Just under 10 minutes later, Joel Campbell put Arsenal 1-0 up after reaching an Alexis Sanchez dinked through ball.
Everything was going to plan. But in north London, this usually signals Arsenal to do what they are becoming famous for, doing an Arsenal.
Fifteen minutes later, Mesut Ozil was manhandled to the floor in something resembling a judo hold on the halfway line but the referee waved play on. Jack Cork slipped Wayne Routledge through and while the rest of the Arsenal team hesitated waiting for the whistle, the former Spurs winger had calmly passed the ball past Petr Cech in the Arsenal goal to level the scores.
Wenger said that his players stopped as they thought it was a foul but you are taught from a young age to play to the whistle. It is that level of naivety that costs Arsenal every season.
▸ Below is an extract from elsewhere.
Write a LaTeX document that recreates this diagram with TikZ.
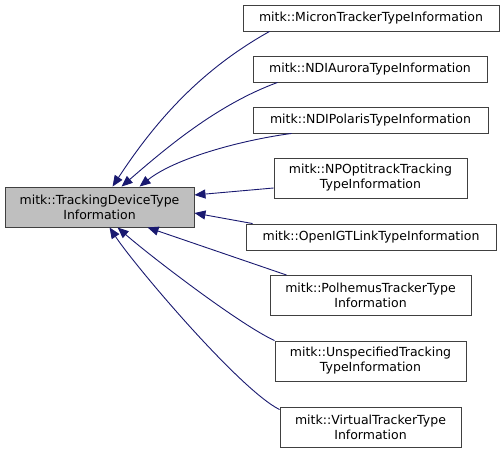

At the break, Swansea introduced Gylfi Sigurdsson who turned the game on its head. He rounded Cech midway through the second half only to see his shot flash across the open goal. This should have set off the alarm bells in Wenger’s head.
What it did set off, however, was the trigger to bring off Campbell, who was by far Arsenal’s brightest spark in the game, when they were 2-1 down.
Sigurdsson’s free-kick from just outside the box somehow managed to go past Cech, who flapped at the ball, and hit Ashley Williams’s thigh to put the visitors ahead.
After that, it was as if Arsenal were running through the motions and just hoping to end the match without making things worse.
But given the Gunners’ luck over recent years, the match ended in the most Arsenal way possible. Cech was sent up for a corner in the dying embers of the game. But when it broke down and Swansea launched a counter, the former Chelsea keeper was forced to sprint back.
In doing so, he aggravated a groin injury which Wenger revealed after that Cech carried into the match, ruling him out for North London derby.
No wonder the Arsenal fans booed the team off the pitch, they have had enough.